> [Given request]: Exactly the lines from the one with "Clone this chart in Apache ECharts." through the one with "22.7, 45.0, 45.0];" should be returned, both ends included and nothing else. Omit any pictures.

(Figure scripts)
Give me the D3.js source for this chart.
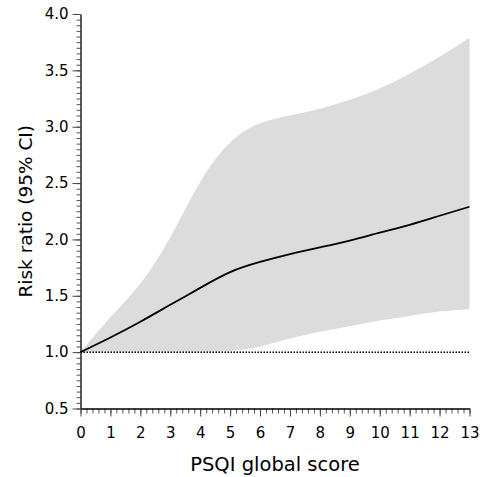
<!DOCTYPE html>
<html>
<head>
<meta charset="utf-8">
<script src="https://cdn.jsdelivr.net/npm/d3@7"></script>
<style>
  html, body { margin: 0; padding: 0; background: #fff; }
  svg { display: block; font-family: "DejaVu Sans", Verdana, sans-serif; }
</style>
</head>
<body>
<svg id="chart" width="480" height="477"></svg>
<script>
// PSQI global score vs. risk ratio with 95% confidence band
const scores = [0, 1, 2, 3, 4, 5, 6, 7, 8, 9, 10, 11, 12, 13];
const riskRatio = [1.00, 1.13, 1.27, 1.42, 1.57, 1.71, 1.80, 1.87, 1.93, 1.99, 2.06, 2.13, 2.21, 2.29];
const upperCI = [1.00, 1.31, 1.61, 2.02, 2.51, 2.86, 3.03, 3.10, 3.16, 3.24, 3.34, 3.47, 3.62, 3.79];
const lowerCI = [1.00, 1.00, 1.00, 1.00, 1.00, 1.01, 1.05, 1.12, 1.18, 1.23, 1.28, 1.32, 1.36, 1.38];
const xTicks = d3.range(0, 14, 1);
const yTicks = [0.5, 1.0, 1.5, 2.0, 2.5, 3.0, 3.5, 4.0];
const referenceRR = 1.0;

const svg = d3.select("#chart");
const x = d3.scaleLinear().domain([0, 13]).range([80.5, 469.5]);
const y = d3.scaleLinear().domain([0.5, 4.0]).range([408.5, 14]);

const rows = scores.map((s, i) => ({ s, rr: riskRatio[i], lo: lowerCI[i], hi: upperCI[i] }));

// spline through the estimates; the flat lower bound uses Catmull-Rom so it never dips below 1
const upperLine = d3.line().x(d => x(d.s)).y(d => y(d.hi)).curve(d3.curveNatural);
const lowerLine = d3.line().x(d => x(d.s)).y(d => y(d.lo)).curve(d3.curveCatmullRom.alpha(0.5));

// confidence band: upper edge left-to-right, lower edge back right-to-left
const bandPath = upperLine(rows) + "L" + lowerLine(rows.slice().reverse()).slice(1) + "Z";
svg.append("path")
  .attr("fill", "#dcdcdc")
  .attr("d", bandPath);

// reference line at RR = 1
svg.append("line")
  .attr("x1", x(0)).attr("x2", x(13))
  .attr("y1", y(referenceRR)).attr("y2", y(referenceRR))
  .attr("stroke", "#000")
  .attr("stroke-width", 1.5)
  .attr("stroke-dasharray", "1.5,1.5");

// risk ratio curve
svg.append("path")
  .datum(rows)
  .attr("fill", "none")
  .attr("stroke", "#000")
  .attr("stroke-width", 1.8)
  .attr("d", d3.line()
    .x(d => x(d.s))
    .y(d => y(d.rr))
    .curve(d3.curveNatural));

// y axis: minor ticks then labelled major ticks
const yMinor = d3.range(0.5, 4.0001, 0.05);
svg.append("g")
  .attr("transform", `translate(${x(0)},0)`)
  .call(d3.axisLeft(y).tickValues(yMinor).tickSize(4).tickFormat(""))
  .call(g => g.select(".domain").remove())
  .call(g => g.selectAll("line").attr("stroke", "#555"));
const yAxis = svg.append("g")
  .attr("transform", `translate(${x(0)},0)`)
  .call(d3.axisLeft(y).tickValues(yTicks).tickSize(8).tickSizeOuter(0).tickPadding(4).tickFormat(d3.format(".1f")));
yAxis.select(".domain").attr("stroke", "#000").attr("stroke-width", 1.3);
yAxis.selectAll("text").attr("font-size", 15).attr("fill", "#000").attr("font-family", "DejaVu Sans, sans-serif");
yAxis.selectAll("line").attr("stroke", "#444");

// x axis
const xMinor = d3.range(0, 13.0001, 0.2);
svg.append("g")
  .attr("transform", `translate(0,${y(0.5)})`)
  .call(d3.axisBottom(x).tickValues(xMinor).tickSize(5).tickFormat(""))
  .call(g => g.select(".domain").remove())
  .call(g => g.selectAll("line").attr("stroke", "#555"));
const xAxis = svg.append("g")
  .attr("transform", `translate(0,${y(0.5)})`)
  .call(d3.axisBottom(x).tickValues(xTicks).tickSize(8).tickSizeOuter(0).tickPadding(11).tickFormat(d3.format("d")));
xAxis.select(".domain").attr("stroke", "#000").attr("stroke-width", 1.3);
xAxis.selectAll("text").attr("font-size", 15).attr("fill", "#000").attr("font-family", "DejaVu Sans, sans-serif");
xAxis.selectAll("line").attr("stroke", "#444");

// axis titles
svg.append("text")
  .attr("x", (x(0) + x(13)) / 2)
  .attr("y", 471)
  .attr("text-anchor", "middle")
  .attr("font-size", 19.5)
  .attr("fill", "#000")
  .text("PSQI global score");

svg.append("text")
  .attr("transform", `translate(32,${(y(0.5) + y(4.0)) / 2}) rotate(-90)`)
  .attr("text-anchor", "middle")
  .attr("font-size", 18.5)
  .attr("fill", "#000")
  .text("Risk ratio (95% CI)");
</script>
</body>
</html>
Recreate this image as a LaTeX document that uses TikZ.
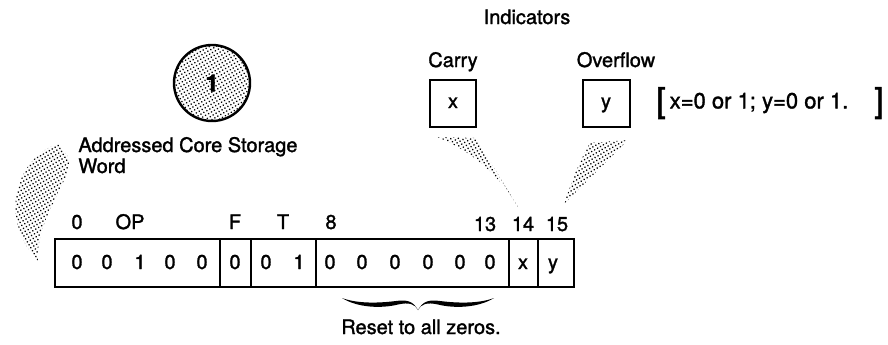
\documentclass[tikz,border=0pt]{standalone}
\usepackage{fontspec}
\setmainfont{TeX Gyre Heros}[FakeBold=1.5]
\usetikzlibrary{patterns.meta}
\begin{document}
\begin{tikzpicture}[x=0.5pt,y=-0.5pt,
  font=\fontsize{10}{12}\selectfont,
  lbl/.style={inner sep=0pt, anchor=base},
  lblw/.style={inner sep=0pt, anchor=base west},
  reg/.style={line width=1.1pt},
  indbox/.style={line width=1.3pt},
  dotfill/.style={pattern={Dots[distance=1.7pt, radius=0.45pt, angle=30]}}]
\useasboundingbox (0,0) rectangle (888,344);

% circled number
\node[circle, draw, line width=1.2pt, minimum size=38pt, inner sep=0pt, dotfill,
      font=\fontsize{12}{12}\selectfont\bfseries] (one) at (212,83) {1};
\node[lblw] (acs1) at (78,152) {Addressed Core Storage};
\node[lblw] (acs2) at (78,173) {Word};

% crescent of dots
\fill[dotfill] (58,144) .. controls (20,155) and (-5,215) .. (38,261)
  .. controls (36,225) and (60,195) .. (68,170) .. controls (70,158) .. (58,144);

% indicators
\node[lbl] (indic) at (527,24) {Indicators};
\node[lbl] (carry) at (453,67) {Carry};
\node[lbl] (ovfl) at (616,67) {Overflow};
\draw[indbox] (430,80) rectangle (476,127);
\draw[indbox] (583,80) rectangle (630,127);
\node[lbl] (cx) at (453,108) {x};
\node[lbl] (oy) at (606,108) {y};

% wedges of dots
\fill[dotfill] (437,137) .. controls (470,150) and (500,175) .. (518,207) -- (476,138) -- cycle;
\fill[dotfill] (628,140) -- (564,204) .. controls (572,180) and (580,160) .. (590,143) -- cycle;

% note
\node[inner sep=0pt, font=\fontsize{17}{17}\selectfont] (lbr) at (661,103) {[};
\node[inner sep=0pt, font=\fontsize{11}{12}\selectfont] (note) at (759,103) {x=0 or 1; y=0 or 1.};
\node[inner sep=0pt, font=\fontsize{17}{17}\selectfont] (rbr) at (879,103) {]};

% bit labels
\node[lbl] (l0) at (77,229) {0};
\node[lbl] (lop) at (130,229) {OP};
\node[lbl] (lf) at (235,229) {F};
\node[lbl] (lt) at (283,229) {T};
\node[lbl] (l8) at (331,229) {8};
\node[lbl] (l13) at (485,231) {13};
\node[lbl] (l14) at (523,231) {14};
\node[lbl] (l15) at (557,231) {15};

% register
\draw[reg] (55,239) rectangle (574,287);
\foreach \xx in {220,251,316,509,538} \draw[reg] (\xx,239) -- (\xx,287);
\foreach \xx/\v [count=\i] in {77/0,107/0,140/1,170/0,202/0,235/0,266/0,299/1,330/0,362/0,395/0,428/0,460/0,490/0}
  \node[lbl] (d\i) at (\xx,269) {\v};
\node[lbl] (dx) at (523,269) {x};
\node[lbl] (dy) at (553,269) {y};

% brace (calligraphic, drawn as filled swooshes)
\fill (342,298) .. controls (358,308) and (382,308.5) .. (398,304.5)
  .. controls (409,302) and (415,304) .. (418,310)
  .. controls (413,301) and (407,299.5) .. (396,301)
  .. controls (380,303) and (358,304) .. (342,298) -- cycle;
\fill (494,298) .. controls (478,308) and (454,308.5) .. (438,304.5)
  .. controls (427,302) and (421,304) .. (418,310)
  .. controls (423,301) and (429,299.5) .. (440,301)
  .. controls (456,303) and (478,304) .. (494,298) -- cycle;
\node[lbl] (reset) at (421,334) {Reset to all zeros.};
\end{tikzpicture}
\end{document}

---

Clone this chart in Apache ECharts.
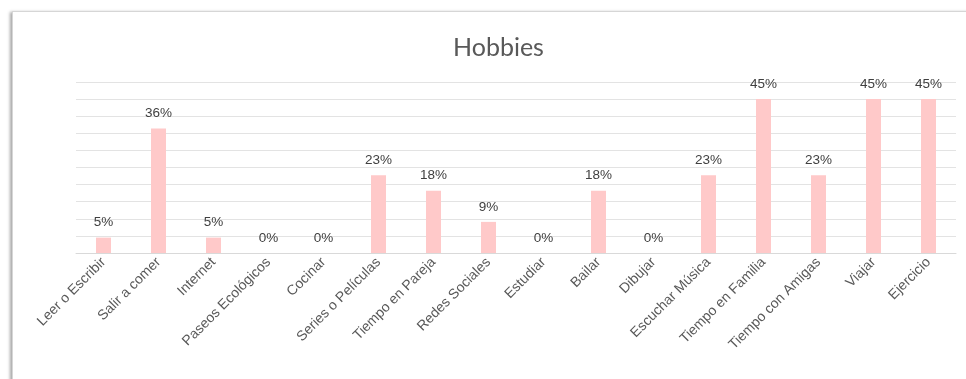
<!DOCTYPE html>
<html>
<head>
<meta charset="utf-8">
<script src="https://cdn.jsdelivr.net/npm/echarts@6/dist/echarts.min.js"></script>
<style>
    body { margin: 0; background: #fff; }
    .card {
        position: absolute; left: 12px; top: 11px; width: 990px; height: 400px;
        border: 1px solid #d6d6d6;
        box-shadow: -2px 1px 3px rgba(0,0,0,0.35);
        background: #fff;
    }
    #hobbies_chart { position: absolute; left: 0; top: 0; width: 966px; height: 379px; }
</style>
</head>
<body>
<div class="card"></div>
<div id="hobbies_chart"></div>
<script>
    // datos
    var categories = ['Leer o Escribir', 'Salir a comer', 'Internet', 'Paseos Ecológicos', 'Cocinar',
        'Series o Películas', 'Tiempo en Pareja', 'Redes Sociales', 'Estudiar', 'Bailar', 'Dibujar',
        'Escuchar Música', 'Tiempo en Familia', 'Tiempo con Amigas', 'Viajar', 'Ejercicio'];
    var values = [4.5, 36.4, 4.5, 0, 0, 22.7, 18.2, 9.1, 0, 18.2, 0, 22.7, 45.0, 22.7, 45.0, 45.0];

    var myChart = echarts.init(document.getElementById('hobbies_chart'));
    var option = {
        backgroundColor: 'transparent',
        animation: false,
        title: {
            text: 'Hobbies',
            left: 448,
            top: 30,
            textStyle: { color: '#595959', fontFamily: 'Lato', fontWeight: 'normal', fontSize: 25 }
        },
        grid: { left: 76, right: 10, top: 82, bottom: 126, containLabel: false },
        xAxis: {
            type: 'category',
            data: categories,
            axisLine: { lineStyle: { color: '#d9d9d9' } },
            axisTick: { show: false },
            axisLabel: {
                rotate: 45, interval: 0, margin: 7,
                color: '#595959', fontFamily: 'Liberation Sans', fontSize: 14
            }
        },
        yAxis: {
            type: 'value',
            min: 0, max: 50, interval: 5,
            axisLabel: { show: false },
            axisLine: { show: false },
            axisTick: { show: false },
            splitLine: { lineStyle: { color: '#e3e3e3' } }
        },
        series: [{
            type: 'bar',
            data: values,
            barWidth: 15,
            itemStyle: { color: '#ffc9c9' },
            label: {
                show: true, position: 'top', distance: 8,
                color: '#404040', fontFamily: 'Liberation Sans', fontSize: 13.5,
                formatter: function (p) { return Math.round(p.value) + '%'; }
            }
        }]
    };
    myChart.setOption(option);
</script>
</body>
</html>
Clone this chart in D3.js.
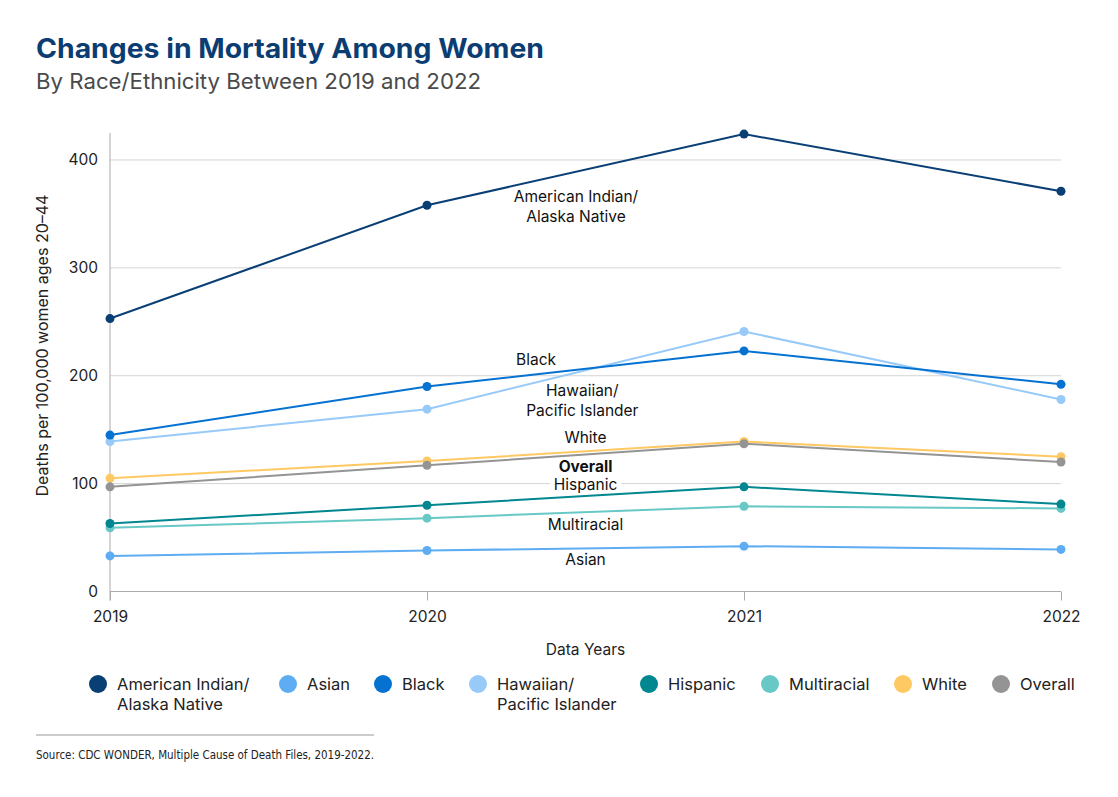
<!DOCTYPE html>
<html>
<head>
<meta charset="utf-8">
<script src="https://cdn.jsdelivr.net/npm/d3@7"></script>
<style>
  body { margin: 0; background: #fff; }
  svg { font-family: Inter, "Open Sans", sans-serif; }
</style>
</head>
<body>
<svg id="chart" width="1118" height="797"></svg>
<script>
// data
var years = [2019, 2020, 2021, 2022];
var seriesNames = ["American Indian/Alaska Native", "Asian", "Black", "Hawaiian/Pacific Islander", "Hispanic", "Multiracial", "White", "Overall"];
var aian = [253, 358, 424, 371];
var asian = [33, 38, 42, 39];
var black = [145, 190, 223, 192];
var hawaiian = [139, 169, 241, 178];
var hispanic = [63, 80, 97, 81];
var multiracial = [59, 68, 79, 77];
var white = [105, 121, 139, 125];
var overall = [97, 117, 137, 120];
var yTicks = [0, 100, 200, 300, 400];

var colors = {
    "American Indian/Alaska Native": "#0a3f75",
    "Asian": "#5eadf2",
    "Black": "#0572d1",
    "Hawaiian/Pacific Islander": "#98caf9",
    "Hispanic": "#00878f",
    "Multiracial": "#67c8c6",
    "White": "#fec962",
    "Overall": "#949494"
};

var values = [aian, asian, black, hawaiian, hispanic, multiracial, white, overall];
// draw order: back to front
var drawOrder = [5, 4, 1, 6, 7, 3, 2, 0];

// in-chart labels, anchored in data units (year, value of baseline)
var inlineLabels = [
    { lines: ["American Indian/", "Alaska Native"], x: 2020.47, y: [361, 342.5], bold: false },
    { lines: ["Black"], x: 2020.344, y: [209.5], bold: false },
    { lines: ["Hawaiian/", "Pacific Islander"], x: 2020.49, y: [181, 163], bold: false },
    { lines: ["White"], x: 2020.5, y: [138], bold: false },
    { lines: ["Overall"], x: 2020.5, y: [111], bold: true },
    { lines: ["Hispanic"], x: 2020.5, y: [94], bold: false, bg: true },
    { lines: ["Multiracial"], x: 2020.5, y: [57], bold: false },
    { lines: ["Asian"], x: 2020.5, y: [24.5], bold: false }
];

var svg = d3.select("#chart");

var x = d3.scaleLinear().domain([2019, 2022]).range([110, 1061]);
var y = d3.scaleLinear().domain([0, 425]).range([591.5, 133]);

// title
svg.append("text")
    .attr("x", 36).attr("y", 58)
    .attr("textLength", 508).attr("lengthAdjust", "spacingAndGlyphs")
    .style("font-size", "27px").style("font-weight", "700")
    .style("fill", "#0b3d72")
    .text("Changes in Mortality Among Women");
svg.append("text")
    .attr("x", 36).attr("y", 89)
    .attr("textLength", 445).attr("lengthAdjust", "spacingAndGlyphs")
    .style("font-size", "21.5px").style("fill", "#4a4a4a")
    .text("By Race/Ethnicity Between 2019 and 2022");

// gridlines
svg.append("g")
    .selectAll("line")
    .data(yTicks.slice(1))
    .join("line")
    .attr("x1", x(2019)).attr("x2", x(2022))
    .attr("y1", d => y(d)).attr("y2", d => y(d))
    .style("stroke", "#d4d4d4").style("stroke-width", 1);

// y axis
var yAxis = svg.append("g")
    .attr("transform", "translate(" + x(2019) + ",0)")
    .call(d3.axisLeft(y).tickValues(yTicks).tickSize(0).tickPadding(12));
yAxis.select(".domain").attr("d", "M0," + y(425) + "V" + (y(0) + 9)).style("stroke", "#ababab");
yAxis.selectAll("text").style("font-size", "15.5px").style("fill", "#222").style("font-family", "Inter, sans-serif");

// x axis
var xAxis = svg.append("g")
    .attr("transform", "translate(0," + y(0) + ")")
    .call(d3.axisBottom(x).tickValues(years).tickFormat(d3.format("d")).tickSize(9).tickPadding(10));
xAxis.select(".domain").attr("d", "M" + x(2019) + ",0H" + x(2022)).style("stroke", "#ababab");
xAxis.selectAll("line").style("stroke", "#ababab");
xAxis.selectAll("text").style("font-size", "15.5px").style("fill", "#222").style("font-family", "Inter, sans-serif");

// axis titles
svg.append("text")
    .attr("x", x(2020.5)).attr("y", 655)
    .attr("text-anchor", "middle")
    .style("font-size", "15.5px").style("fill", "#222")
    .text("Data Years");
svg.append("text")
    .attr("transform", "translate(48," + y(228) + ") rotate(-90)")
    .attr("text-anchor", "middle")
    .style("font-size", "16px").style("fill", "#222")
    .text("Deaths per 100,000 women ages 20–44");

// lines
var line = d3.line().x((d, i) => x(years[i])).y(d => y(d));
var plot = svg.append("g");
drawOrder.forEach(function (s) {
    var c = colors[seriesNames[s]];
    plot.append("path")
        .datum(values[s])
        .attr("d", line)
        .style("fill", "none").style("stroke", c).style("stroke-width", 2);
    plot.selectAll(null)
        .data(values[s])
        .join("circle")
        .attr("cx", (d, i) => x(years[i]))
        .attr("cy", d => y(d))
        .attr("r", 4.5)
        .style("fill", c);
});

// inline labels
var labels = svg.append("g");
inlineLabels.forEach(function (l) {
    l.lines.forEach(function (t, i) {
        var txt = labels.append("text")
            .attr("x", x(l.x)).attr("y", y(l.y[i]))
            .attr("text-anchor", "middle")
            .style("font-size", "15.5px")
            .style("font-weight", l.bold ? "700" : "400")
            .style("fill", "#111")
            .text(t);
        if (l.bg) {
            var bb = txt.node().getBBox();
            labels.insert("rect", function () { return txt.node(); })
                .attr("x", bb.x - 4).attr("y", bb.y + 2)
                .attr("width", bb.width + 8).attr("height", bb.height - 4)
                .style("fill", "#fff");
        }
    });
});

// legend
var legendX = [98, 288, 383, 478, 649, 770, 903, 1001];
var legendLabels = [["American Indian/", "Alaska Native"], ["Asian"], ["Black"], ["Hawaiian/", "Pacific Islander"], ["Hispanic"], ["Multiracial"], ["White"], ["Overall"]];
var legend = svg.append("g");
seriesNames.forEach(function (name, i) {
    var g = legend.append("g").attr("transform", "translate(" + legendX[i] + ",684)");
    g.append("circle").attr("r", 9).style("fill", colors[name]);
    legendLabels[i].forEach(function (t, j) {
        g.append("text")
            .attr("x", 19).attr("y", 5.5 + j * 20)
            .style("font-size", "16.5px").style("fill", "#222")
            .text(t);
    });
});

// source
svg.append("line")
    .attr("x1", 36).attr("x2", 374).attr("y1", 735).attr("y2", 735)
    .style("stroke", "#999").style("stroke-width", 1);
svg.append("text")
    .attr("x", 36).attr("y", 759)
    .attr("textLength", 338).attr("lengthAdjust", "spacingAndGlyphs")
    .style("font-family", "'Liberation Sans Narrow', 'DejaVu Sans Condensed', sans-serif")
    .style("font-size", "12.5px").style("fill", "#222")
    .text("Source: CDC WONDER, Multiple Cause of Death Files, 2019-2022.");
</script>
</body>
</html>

> [Written answer]:
Clone this chart in Apache ECharts.
<!DOCTYPE html>
<html>
<head>
<meta charset="utf-8">
<script src="https://cdn.jsdelivr.net/npm/echarts@6/dist/echarts.min.js"></script>
<style>
    body { margin: 0; background: #fff; }
    .card {
        position: absolute; left: 12px; top: 11px; width: 990px; height: 400px;
        border: 1px solid #d6d6d6;
        box-shadow: -2px 1px 3px rgba(0,0,0,0.35);
        background: #fff;
    }
    #hobbies_chart { position: absolute; left: 0; top: 0; width: 966px; height: 379px; }
</style>
</head>
<body>
<div class="card"></div>
<div id="hobbies_chart"></div>
<script>
    // datos
    var categories = ['Leer o Escribir', 'Salir a comer', 'Internet', 'Paseos Ecológicos', 'Cocinar',
        'Series o Películas', 'Tiempo en Pareja', 'Redes Sociales', 'Estudiar', 'Bailar', 'Dibujar',
        'Escuchar Música', 'Tiempo en Familia', 'Tiempo con Amigas', 'Viajar', 'Ejercicio'];
    var values = [4.5, 36.4, 4.5, 0, 0, 22.7, 18.2, 9.1, 0, 18.2, 0, 22.7, 45.0, 22.7, 45.0, 45.0];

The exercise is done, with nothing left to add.